◆ GOAL OF THE EXERCISE:
A verbatim copy of the records is required, with all pictures left out.

(Source code of charts)
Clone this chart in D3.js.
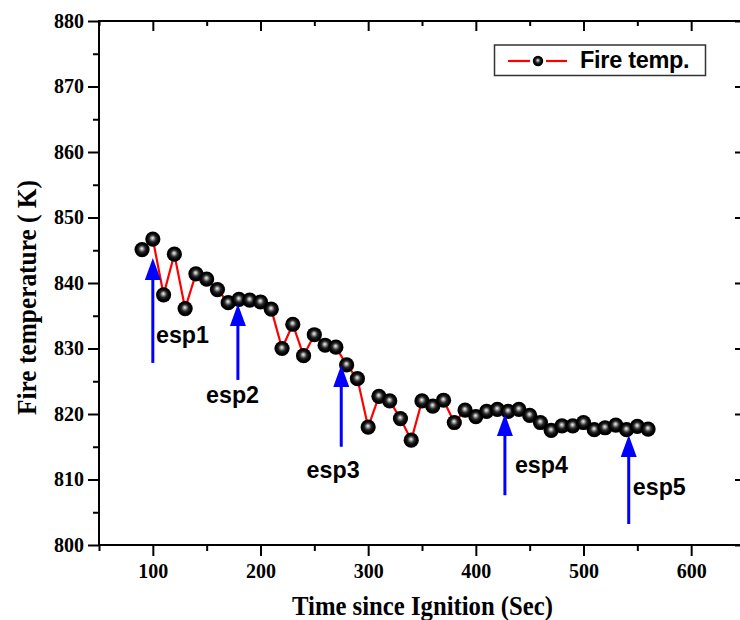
<!DOCTYPE html>
<html>
<head>
<meta charset="utf-8">
<script src="https://cdn.jsdelivr.net/npm/d3@7"></script>
<style>
  html, body { margin: 0; padding: 0; background: #fff; }
  svg { display: block; }
</style>
</head>
<body>
<svg id="chart" width="740" height="620"></svg>
<script>
// ---- data ----
const times = [90,100,110,120,130,140,150,160,170,180,190,200,210,220,230,240,250,260,270,280,290,300,310,320,330,340,350,360,370,380,390,400,410,420,430,440,450,460,470,480,490,500,510,520,530,540,550,560];
const fireTemp = [845.1,846.7,838.2,844.4,836.1,841.4,840.6,839.0,837.0,837.5,837.4,837.1,836.0,830.0,833.7,828.9,832.1,830.5,830.2,827.5,825.4,818.0,822.7,822.0,819.3,816.0,822.0,821.2,822.1,818.7,820.6,819.6,820.4,820.7,820.4,820.7,819.8,818.7,817.5,818.2,818.2,818.7,817.6,817.9,818.3,817.6,818.1,817.7];
const xTicks = [100,200,300,400,500,600];
const xMinorTicks = [50,150,250,350,450,550,650];
const yTicks = [800,810,820,830,840,850,860,870,880];
const yMinorTicks = [805,815,825,835,845,855,865,875];
const seriesName = "Fire temp.";
const xTitle = "Time since Ignition (Sec)";
const yTitle = "Fire temperature ( K)";
// annotations: label, arrow time, arrow tip temp, arrow tail temp, label time, label temp
const espLabels = ["esp1","esp2","esp3","esp4","esp5"];
const espTime = [100,179,275,427,542];
const espTip = [843.8,836.8,827.5,820.0,816.8];
const espTail = [827.8,825.2,815.0,807.6,803.2];
const espLabelTime = [102.9,149.4,242.8,436.3,545.8];
const espLabelTemp = [830.8,821.7,810.2,811.0,807.6];

// ---- layout ----
const svg = d3.select("#chart");
const x = d3.scaleLinear().domain([50,650]).range([99,745]);
const y = d3.scaleLinear().domain([800,880]).range([545,21]);
const serif = "'Liberation Serif','Times New Roman',serif";
const sans = "'Liberation Sans',Arial,sans-serif";

const defs = svg.append("defs");
const grad = defs.append("radialGradient").attr("id","ball")
  .attr("cx","50%").attr("cy","50%").attr("r","50%").attr("fx","48%").attr("fy","42%");
grad.append("stop").attr("offset","0%").attr("stop-color","#f4f4f4");
grad.append("stop").attr("offset","18%").attr("stop-color","#a8a8a8");
grad.append("stop").attr("offset","45%").attr("stop-color","#2a2a2a");
grad.append("stop").attr("offset","75%").attr("stop-color","#000");
grad.append("stop").attr("offset","100%").attr("stop-color","#000");

function styleAxis(g, showText) {
  g.select(".domain").remove();
  g.selectAll(".tick line").attr("stroke","#000").attr("stroke-width",2);
  g.selectAll("text").attr("font-family",serif).attr("font-weight","bold")
    .attr("font-size",20).attr("fill","#000");
  if (!showText) g.selectAll("text").remove();
}

// left axis
svg.append("g").attr("transform","translate(99,0)")
  .call(d3.axisLeft(y).tickValues(yTicks).tickSize(11).tickPadding(4).tickFormat(d3.format("d")))
  .call(g => styleAxis(g,true));
svg.append("g").attr("transform","translate(99,0)")
  .call(d3.axisLeft(y).tickValues(yMinorTicks).tickSize(6).tickFormat(""))
  .call(g => styleAxis(g,false));
// right axis (inward)
svg.append("g").attr("transform","translate(745,0)")
  .call(d3.axisLeft(y).tickValues(yTicks).tickSize(10).tickFormat(""))
  .call(g => styleAxis(g,false));
svg.append("g").attr("transform","translate(745,0)")
  .call(d3.axisLeft(y).tickValues(yMinorTicks).tickSize(5).tickFormat(""))
  .call(g => styleAxis(g,false));
// bottom axis
svg.append("g").attr("transform","translate(0,545)")
  .call(d3.axisBottom(x).tickValues(xTicks).tickSize(11).tickPadding(8).tickFormat(d3.format("d")))
  .call(g => styleAxis(g,true));
svg.append("g").attr("transform","translate(0,545)")
  .call(d3.axisBottom(x).tickValues(xMinorTicks).tickSize(6).tickFormat(""))
  .call(g => styleAxis(g,false));
// top axis (inward)
svg.append("g").attr("transform","translate(0,21)")
  .call(d3.axisBottom(x).tickValues(xTicks).tickSize(10).tickFormat(""))
  .call(g => styleAxis(g,false));
svg.append("g").attr("transform","translate(0,21)")
  .call(d3.axisBottom(x).tickValues(xMinorTicks).tickSize(5).tickFormat(""))
  .call(g => styleAxis(g,false));

// frame
svg.append("rect").attr("x",x(50)).attr("y",y(880))
  .attr("width",x(650)-x(50)).attr("height",y(800)-y(880))
  .attr("fill","none").attr("stroke","#000").attr("stroke-width",2);

// axis titles
svg.append("text").attr("x",422.5).attr("y",615)
  .attr("text-anchor","middle").attr("font-family",serif).attr("font-weight","bold")
  .attr("font-size",27).attr("textLength",261).attr("lengthAdjust","spacingAndGlyphs").text(xTitle);
svg.append("text").attr("transform","translate(36,297.5) rotate(-90)")
  .attr("text-anchor","middle").attr("font-family",serif).attr("font-weight","bold")
  .attr("font-size",27).attr("textLength",235).attr("lengthAdjust","spacingAndGlyphs").text(yTitle);

// series
const data = times.map((t,i) => ({t, v: fireTemp[i]}));
svg.append("path").datum(data)
  .attr("d", d3.line().x(d => x(d.t)).y(d => y(d.v)))
  .attr("fill","none").attr("stroke","#ff0000").attr("stroke-width",2.2);
svg.append("g").selectAll("circle").data(data).join("circle")
  .attr("cx", d => x(d.t)).attr("cy", d => y(d.v)).attr("r",7.6)
  .attr("fill","url(#ball)");

// annotations
const ann = svg.append("g");
espLabels.forEach((lab,i) => {
  const ax = x(espTime[i]), tipY = y(espTip[i]), tailY = y(espTail[i]);
  const headH = 22, headW = 8;
  ann.append("line").attr("x1",ax).attr("x2",ax).attr("y1",tailY).attr("y2",tipY+headH-1)
    .attr("stroke","#0000ff").attr("stroke-width",3);
  ann.append("path")
    .attr("d",`M${ax},${tipY} L${ax-headW},${tipY+headH} L${ax+headW},${tipY+headH} Z`)
    .attr("fill","#0000ff");
  ann.append("text").attr("x",x(espLabelTime[i])).attr("y",y(espLabelTemp[i]))
    .attr("font-family",sans).attr("font-weight","bold").attr("font-size",24)
    .attr("textLength",53).attr("lengthAdjust","spacingAndGlyphs")
    .attr("fill","#000").text(lab);
});

// legend
const lg = svg.append("g");
lg.append("rect").attr("x",494.5).attr("y",45).attr("width",211).attr("height",30.5)
  .attr("fill","#fff").attr("stroke","#333").attr("stroke-width",1.5);
lg.append("line").attr("x1",508).attr("x2",530).attr("y1",61).attr("y2",61)
  .attr("stroke","#ff0000").attr("stroke-width",2.2);
lg.append("line").attr("x1",546).attr("x2",567).attr("y1",61).attr("y2",61)
  .attr("stroke","#ff0000").attr("stroke-width",2.2);
lg.append("circle").attr("cx",538).attr("cy",61).attr("r",5.2).attr("fill","url(#ball)");
lg.append("text").attr("x",580).attr("y",68).attr("font-family",sans).attr("font-weight","bold")
  .attr("font-size",23.5).attr("letter-spacing",-0.3).attr("fill","#000").text(seriesName);
</script>
</body>
</html>
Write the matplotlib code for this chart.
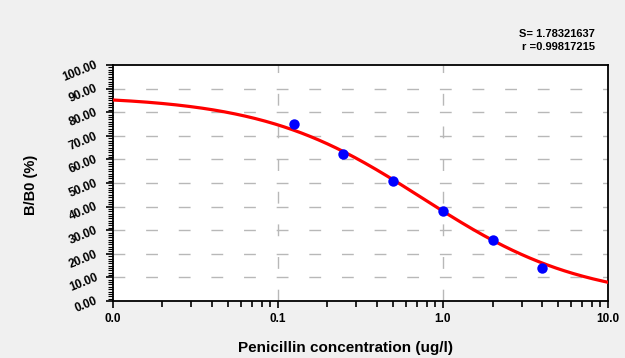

◆ PROBLEM SOLUTION:
Clone this chart in D3.js.
<!DOCTYPE html>
<html>
<head>
<meta charset="utf-8">
<script src="https://cdn.jsdelivr.net/npm/d3@7"></script>
<style>
  html, body { margin: 0; padding: 0; background: #fff; }
  svg { display: block; }
</style>
</head>
<body>
<svg id="chart" width="740" height="620"></svg>
<script>
// ---- data ----
const times = [90,100,110,120,130,140,150,160,170,180,190,200,210,220,230,240,250,260,270,280,290,300,310,320,330,340,350,360,370,380,390,400,410,420,430,440,450,460,470,480,490,500,510,520,530,540,550,560];
const fireTemp = [845.1,846.7,838.2,844.4,836.1,841.4,840.6,839.0,837.0,837.5,837.4,837.1,836.0,830.0,833.7,828.9,832.1,830.5,830.2,827.5,825.4,818.0,822.7,822.0,819.3,816.0,822.0,821.2,822.1,818.7,820.6,819.6,820.4,820.7,820.4,820.7,819.8,818.7,817.5,818.2,818.2,818.7,817.6,817.9,818.3,817.6,818.1,817.7];
const xTicks = [100,200,300,400,500,600];
const xMinorTicks = [50,150,250,350,450,550,650];
const yTicks = [800,810,820,830,840,850,860,870,880];
const yMinorTicks = [805,815,825,835,845,855,865,875];
const seriesName = "Fire temp.";
const xTitle = "Time since Ignition (Sec)";
const yTitle = "Fire temperature ( K)";
// annotations: label, arrow time, arrow tip temp, arrow tail temp, label time, label temp
const espLabels = ["esp1","esp2","esp3","esp4","esp5"];
const espTime = [100,179,275,427,542];
const espTip = [843.8,836.8,827.5,820.0,816.8];
const espTail = [827.8,825.2,815.0,807.6,803.2];
const espLabelTime = [102.9,149.4,242.8,436.3,545.8];
const espLabelTemp = [830.8,821.7,810.2,811.0,807.6];

// ---- layout ----
const svg = d3.select("#chart");
const x = d3.scaleLinear().domain([50,650]).range([99,745]);
const y = d3.scaleLinear().domain([800,880]).range([545,21]);
const serif = "'Liberation Serif','Times New Roman',serif";
const sans = "'Liberation Sans',Arial,sans-serif";

const defs = svg.append("defs");
const grad = defs.append("radialGradient").attr("id","ball")
  .attr("cx","50%").attr("cy","50%").attr("r","50%").attr("fx","48%").attr("fy","42%");
grad.append("stop").attr("offset","0%").attr("stop-color","#f4f4f4");
grad.append("stop").attr("offset","18%").attr("stop-color","#a8a8a8");
grad.append("stop").attr("offset","45%").attr("stop-color","#2a2a2a");
grad.append("stop").attr("offset","75%").attr("stop-color","#000");
grad.append("stop").attr("offset","100%").attr("stop-color","#000");

function styleAxis(g, showText) {
  g.select(".domain").remove();
  g.selectAll(".tick line").attr("stroke","#000").attr("stroke-width",2);
  g.selectAll("text").attr("font-family",serif).attr("font-weight","bold")
    .attr("font-size",20).attr("fill","#000");
  if (!showText) g.selectAll("text").remove();
}

// left axis
svg.append("g").attr("transform","translate(99,0)")
  .call(d3.axisLeft(y).tickValues(yTicks).tickSize(11).tickPadding(4).tickFormat(d3.format("d")))
  .call(g => styleAxis(g,true));
svg.append("g").attr("transform","translate(99,0)")
  .call(d3.axisLeft(y).tickValues(yMinorTicks).tickSize(6).tickFormat(""))
  .call(g => styleAxis(g,false));
// right axis (inward)
svg.append("g").attr("transform","translate(745,0)")
  .call(d3.axisLeft(y).tickValues(yTicks).tickSize(10).tickFormat(""))
  .call(g => styleAxis(g,false));
svg.append("g").attr("transform","translate(745,0)")
  .call(d3.axisLeft(y).tickValues(yMinorTicks).tickSize(5).tickFormat(""))
  .call(g => styleAxis(g,false));
// bottom axis
svg.append("g").attr("transform","translate(0,545)")
  .call(d3.axisBottom(x).tickValues(xTicks).tickSize(11).tickPadding(8).tickFormat(d3.format("d")))
  .call(g => styleAxis(g,true));
svg.append("g").attr("transform","translate(0,545)")
  .call(d3.axisBottom(x).tickValues(xMinorTicks).tickSize(6).tickFormat(""))
  .call(g => styleAxis(g,false));
// top axis (inward)
svg.append("g").attr("transform","translate(0,21)")
  .call(d3.axisBottom(x).tickValues(xTicks).tickSize(10).tickFormat(""))
  .call(g => styleAxis(g,false));
svg.append("g").attr("transform","translate(0,21)")
  .call(d3.axisBottom(x).tickValues(xMinorTicks).tickSize(5).tickFormat(""))
  .call(g => styleAxis(g,false));

// frame
svg.append("rect").attr("x",x(50)).attr("y",y(880))
  .attr("width",x(650)-x(50)).attr("height",y(800)-y(880))
  .attr("fill","none").attr("stroke","#000").attr("stroke-width",2);

// axis titles
svg.append("text").attr("x",422.5).attr("y",615)
  .attr("text-anchor","middle").attr("font-family",serif).attr("font-weight","bold")
  .attr("font-size",27).attr("textLength",261).attr("lengthAdjust","spacingAndGlyphs").text(xTitle);
svg.append("text").attr("transform","translate(36,297.5) rotate(-90)")
  .attr("text-anchor","middle").attr("font-family",serif).attr("font-weight","bold")
  .attr("font-size",27).attr("textLength",235).attr("lengthAdjust","spacingAndGlyphs").text(yTitle);

// series
const data = times.map((t,i) => ({t, v: fireTemp[i]}));
svg.append("path").datum(data)
  .attr("d", d3.line().x(d => x(d.t)).y(d => y(d.v)))
  .attr("fill","none").attr("stroke","#ff0000").attr("stroke-width",2.2);
svg.append("g").selectAll("circle").data(data).join("circle")
  .attr("cx", d => x(d.t)).attr("cy", d => y(d.v)).attr("r",7.6)
  .attr("fill","url(#ball)");

// annotations
const ann = svg.append("g");
espLabels.forEach((lab,i) => {
  const ax = x(espTime[i]), tipY = y(espTip[i]), tailY = y(espTail[i]);
  const headH = 22, headW = 8;
  ann.append("line").attr("x1",ax).attr("x2",ax).attr("y1",tailY).attr("y2",tipY+headH-1)
    .attr("stroke","#0000ff").attr("stroke-width",3);
  ann.append("path")
    .attr("d",`M${ax},${tipY} L${ax-headW},${tipY+headH} L${ax+headW},${tipY+headH} Z`)
    .attr("fill","#0000ff");
  ann.append("text").attr("x",x(espLabelTime[i])).attr("y",y(espLabelTemp[i]))
    .attr("font-family",sans).attr("font-weight","bold").attr("font-size",24)
    .attr("textLength",53).attr("lengthAdjust","spacingAndGlyphs")
    .attr("fill","#000").text(lab);
});

// legend
const lg = svg.append("g");
lg.append("rect").attr("x",494.5).attr("y",45).attr("width",211).attr("height",30.5)
  .attr("fill","#fff").attr("stroke","#333").attr("stroke-width",1.5);
lg.append("line").attr("x1",508).attr("x2",530).attr("y1",61).attr("y2",61)
  .attr("stroke","#ff0000").attr("stroke-width",2.2);
lg.append("line").attr("x1",546).attr("x2",567).attr("y1",61).attr("y2",61)
  .attr("stroke","#ff0000").attr("stroke-width",2.2);
lg.append("circle").attr("cx",538).attr("cy",61).attr("r",5.2).attr("fill","url(#ball)");
lg.append("text").attr("x",580).attr("y",68).attr("font-family",sans).attr("font-weight","bold")
  .attr("font-size",23.5).attr("letter-spacing",-0.3).attr("fill","#000").text(seriesName);
</script>
</body>
</html>
Write the matplotlib code for this chart.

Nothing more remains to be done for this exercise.